Beginning to miss being near the Great Lakes and Finger Lakes, Connell inquired at the Monroe County District Attorney's Office about a possible transfer. He learned that there was an immediate opening, came in the next day for an interview and two weeks later was working in Rochester. With prior experience in a DA's office, Connell worked in the felony and supreme courts and later headed up the Career Criminals Bureau. He also spent time working in the Narcotics Unit and in the Homicide Bureau.
When the mob wars started, I was working in homicide investigation, alongside Don Wisner and Bob King who were federal prosecutors and Mel Castro who was working for the state, Connell said. As it turned out, I never got to prosecute any of these cases because by the time trial dates came up, I had been appointed to fill a vacancy on the Monroe County Court bench.
That was 1984, and later that year he successfully won the election to put him in the job for 10 years. In 1994, he again succeeded at the polls and is currently campaigning for his third judicial term.
Exploring New Waters
In 1981, Judge Connell began taking scuba diving instructions at the Maplewood YMCA.
It was something I always wanted to do and I finally made time to do it, he said.
Spending time in the pool and in lake water, he earned his first certification diving in Canandaigua Lake.
The first level of certification allows you to dive up to 30 feet, he explained, noting that there is essentially a new aquatic atmosphere every 30 feet.
In the years that followed, he continued to train to dive deeper, and enjoyed many dives in Canandaigua, Lake Erie, Lake Ontario, the St. Lawrence River and Alexandria Bay.
There are numerous ship wrecks in that region of the St. Lawrence, Judge Connell noted. The fresh water keeps them from deteriorating. I found a paddlewheel boat from the 1800s particularly interesting, but there are so many things to see and explore.
Judge Connell has also done saltwater diving, perhaps most memorably in the Caribbean and the Pacific off of Hawaii.
I was still working at the DA's office when I took a trip to Hawaii and made a 140 foot dive to explore a sunken U.S. World War II sub off the Maui coast, he reflected. It was a deep dive and I blew out the blood vessels in my ears - which is really the only injury I've ever had in the water. The difficulty was the doctors wouldn't let me fly home and I knew my colleagues wouldn't want to believe I was really stuck in Hawaii. But that's how it was. I stayed one extra week and got medical permission to fly home.
Just a few weeks ago the judge was diving in Lake Ontario, offshore from Hedges Nine Mile Point Restaurant. He reported there were many fish and all sizes of boulders. The water was about 64 degrees.
The temperature of the water doesn't seem to affect Judge Connell. Of course, he wears a wetsuit for his dives.
A wetsuit basically involves admitting a small amount of water into the suit so your skin warms the water for insulation, he explained. A drysuit is essentially the same thing, except a thin layer of air is channeled in for insulation.

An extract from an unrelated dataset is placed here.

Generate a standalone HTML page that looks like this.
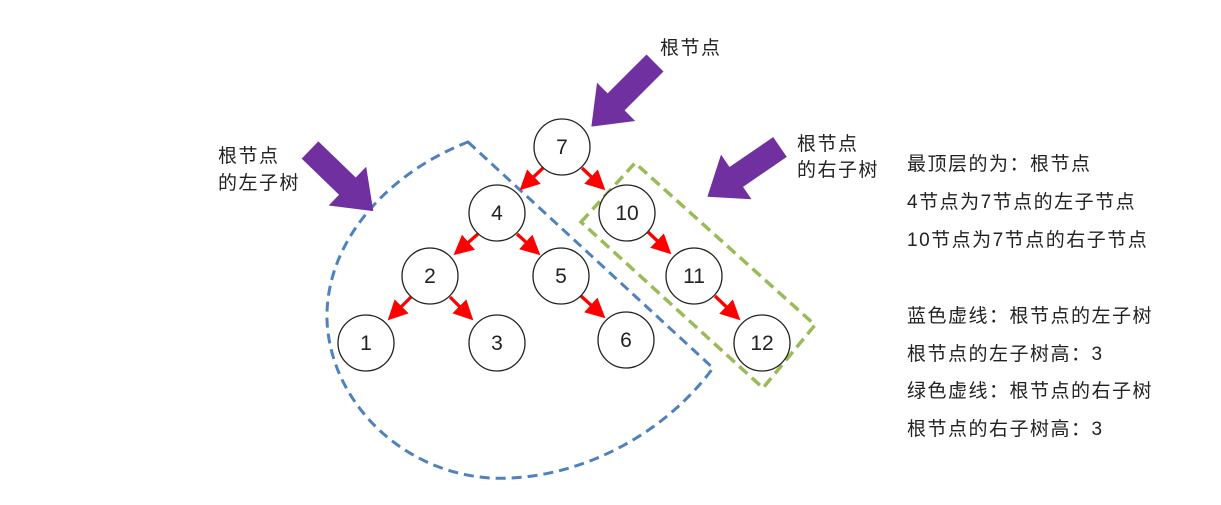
<!DOCTYPE html>
<html><head><meta charset="utf-8"><style>
html,body{margin:0;padding:0;background:#fff;}
svg text{font-family:"Liberation Sans","Noto Sans CJK SC",sans-serif;fill:#222;}
</style></head><body>
<svg width="1221" height="500" viewBox="0 0 1221 500" xmlns="http://www.w3.org/2000/svg">
<defs>
<marker id="ah" markerWidth="6" markerHeight="6" refX="5" refY="3" orient="auto" markerUnits="strokeWidth">
<path d="M0,0 L6,3 L0,6 Z" fill="#f00"/></marker>
</defs>
<path d="M468,142 L713,368 C660,440 570,482 490,478 C400,472 330,400 327,320 C325,240 390,172 468,142 Z" fill="none" stroke="#4f81bd" stroke-width="3" stroke-dasharray="10,6"/>
<polygon points="581,222 635,163 815,325 763,388" fill="none" stroke="#9bbb59" stroke-width="3.5" stroke-dasharray="11,6"/>
<g stroke="#f00" stroke-width="3.3" fill="none" marker-end="url(#ah)">
<line x1="543" y1="168" x2="522" y2="188"/>
<line x1="582" y1="168" x2="603" y2="188"/>
<line x1="478" y1="234" x2="456" y2="253"/>
<line x1="517" y1="234" x2="538" y2="253"/>
<line x1="411" y1="297" x2="390" y2="318"/>
<line x1="450" y1="297" x2="471" y2="318"/>
<line x1="581" y1="296" x2="603" y2="316"/>
<line x1="648" y1="232" x2="669" y2="252"/>
<line x1="715" y1="296" x2="738" y2="318"/>
</g>
<g fill="#fff" stroke="#222" stroke-width="1.3">
<circle cx="562" cy="147" r="28"/><circle cx="497" cy="213" r="28"/><circle cx="627" cy="213" r="28"/>
<circle cx="430" cy="276" r="28"/><circle cx="561" cy="276" r="28"/><circle cx="694" cy="276" r="28"/>
<circle cx="366" cy="343" r="28"/><circle cx="497" cy="343" r="28"/><circle cx="626" cy="340" r="28"/><circle cx="762" cy="343" r="28"/>
</g>
<g font-size="21" text-anchor="middle">
<text x="562" y="154">7</text><text x="497" y="220">4</text><text x="627" y="220">10</text>
<text x="430" y="283">2</text><text x="561" y="283">5</text><text x="694" y="283">11</text>
<text x="366" y="350">1</text><text x="497" y="350">3</text><text x="626" y="347">6</text><text x="762" y="350">12</text>
</g>
<g fill="#7030a0">
<path transform="translate(655,63) rotate(135)" d="M0,-12 L55,-12 L55,-27 L90,0 L55,27 L55,12 L0,12 Z"/>
<path transform="translate(780,147) rotate(145.6)" d="M0,-12 L53,-12 L53,-27 L88,0 L53,27 L53,12 L0,12 Z"/>
<path transform="translate(310,150) rotate(44)" d="M0,-12 L52,-12 L52,-27 L88,0 L52,27 L52,12 L0,12 Z"/>
</g>
<g font-size="19" letter-spacing="1.5">
<text x="660" y="54">根节点</text>
<text x="218" y="162">根节点</text><text x="218" y="189">的左子树</text>
<text x="797" y="150">根节点</text><text x="797" y="176">的右子树</text>
<text x="907" y="170">最顶层的为：根节点</text>
<text x="907" y="208">4节点为7节点的左子节点</text>
<text x="907" y="246">10节点为7节点的右子节点</text>
<text x="907" y="322">蓝色虚线：根节点的左子树</text>
<text x="907" y="360">根节点的左子树高：3</text>
<text x="907" y="397">绿色虚线：根节点的右子树</text>
<text x="907" y="435">根节点的右子树高：3</text>
</g>
</svg>
</body></html>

He went on to explain that modern diving equipment has many safety features built in, taking the guessing out of many aspects of diving. The console has a depth gauge, a gauge monitoring air supply, water temperature, a compass and instruments to track how quickly you are descending or how long you can safely stay out.
You wear weights to counterbalance the water's buoyancy, Judge Connell explained. And you use a regulator to reach a state of weightlessness below the surface. Astronauts actually train for weightless activity in the scuba environment.
On The Home Front
Judge Connell was widowed when his two sons were young. Seven years ago he married Susan, who has taken up diving and is training to become a scuba instructor.